* COLLECTED MATERIAL
# # # # # # #

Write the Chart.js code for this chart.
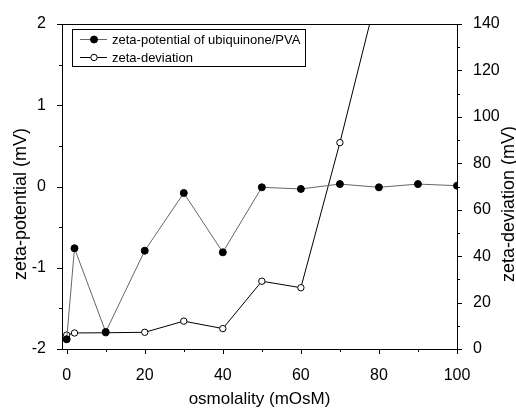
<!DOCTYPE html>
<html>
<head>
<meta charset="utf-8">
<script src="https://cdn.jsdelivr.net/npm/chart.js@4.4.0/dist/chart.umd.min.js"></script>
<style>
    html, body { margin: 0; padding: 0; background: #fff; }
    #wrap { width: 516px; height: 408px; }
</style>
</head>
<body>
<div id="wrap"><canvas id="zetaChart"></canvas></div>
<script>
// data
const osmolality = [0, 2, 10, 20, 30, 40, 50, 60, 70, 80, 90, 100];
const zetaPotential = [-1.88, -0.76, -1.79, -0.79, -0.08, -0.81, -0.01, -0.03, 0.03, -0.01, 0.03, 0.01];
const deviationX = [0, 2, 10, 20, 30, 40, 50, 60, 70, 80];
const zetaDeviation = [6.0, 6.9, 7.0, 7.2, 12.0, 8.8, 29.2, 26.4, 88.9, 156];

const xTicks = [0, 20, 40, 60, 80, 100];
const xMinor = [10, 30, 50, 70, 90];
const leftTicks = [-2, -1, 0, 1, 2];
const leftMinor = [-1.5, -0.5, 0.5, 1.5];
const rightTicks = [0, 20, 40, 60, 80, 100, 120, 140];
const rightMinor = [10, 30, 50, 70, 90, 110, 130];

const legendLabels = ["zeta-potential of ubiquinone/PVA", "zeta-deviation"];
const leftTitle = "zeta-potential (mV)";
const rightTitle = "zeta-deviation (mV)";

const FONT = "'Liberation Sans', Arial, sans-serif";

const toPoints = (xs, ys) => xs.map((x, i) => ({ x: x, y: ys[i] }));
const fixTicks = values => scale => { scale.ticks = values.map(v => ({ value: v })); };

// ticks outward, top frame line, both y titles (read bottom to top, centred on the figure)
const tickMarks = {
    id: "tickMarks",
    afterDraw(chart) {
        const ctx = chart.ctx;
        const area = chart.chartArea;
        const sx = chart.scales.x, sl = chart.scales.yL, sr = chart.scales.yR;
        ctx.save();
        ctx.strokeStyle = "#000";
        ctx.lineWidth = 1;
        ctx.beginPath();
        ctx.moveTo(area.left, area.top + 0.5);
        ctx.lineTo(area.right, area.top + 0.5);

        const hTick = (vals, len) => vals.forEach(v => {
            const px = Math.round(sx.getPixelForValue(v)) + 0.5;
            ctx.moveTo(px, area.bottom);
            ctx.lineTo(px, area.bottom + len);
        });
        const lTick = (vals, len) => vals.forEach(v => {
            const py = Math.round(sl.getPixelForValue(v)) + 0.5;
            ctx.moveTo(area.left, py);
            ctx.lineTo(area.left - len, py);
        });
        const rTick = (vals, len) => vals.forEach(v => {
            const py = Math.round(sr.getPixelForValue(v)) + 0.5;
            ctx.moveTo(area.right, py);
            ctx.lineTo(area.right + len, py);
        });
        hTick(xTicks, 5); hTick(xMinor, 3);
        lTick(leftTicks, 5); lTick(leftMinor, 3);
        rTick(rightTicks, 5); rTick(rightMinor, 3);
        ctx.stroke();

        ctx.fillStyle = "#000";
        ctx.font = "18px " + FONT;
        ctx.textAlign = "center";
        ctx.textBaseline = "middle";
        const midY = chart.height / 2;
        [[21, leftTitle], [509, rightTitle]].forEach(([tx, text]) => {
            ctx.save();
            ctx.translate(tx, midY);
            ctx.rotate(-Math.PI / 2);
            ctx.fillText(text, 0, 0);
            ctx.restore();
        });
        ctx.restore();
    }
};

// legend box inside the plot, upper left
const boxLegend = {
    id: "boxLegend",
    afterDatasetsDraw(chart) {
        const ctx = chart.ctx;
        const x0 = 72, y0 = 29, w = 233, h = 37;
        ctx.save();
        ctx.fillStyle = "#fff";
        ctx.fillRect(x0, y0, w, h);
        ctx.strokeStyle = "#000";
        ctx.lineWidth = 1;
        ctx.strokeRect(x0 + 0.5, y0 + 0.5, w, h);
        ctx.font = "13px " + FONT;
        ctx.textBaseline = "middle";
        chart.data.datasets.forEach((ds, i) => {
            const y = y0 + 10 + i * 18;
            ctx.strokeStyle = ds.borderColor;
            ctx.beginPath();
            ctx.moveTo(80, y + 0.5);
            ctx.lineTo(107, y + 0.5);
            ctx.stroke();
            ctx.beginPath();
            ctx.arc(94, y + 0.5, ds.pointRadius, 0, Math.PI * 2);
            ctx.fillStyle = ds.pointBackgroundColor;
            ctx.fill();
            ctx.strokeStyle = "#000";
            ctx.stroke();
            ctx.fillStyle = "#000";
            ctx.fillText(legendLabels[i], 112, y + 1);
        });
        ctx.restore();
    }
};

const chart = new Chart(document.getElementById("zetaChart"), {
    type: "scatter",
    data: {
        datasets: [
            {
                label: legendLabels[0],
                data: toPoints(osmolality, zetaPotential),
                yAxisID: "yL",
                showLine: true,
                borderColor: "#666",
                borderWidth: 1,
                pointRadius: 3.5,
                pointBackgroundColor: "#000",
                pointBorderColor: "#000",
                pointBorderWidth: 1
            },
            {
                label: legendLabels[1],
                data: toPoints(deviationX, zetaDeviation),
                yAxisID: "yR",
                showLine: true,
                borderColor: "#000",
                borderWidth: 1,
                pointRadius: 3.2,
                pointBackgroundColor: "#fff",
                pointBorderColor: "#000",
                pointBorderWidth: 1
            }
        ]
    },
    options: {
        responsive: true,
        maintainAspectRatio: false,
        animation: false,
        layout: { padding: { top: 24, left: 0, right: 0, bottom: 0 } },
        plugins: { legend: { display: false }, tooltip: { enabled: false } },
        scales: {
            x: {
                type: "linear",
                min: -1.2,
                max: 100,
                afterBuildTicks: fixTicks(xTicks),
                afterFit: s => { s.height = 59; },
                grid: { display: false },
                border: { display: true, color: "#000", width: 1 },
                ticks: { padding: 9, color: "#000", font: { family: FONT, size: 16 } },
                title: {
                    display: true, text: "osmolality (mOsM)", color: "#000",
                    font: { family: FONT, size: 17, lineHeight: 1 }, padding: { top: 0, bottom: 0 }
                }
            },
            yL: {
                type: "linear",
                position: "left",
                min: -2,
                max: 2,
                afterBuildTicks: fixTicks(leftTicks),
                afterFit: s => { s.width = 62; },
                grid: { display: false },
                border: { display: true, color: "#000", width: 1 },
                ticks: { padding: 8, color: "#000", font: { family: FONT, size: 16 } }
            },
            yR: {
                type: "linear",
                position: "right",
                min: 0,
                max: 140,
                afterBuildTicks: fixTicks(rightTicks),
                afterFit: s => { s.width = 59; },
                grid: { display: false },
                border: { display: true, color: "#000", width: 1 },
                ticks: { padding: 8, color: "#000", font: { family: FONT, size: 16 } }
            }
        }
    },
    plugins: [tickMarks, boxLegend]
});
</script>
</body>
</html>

# # # # # # #

* TO DO
Repeat the listing above from its first line through the line that contains "26.4, 88.9, 156];", both included, and nothing more. Drop the pictures.

* WORKED SOLUTION
Write the Chart.js code for this chart.
<!DOCTYPE html>
<html>
<head>
<meta charset="utf-8">
<script src="https://cdn.jsdelivr.net/npm/chart.js@4.4.0/dist/chart.umd.min.js"></script>
<style>
    html, body { margin: 0; padding: 0; background: #fff; }
    #wrap { width: 516px; height: 408px; }
</style>
</head>
<body>
<div id="wrap"><canvas id="zetaChart"></canvas></div>
<script>
// data
const osmolality = [0, 2, 10, 20, 30, 40, 50, 60, 70, 80, 90, 100];
const zetaPotential = [-1.88, -0.76, -1.79, -0.79, -0.08, -0.81, -0.01, -0.03, 0.03, -0.01, 0.03, 0.01];
const deviationX = [0, 2, 10, 20, 30, 40, 50, 60, 70, 80];
const zetaDeviation = [6.0, 6.9, 7.0, 7.2, 12.0, 8.8, 29.2, 26.4, 88.9, 156];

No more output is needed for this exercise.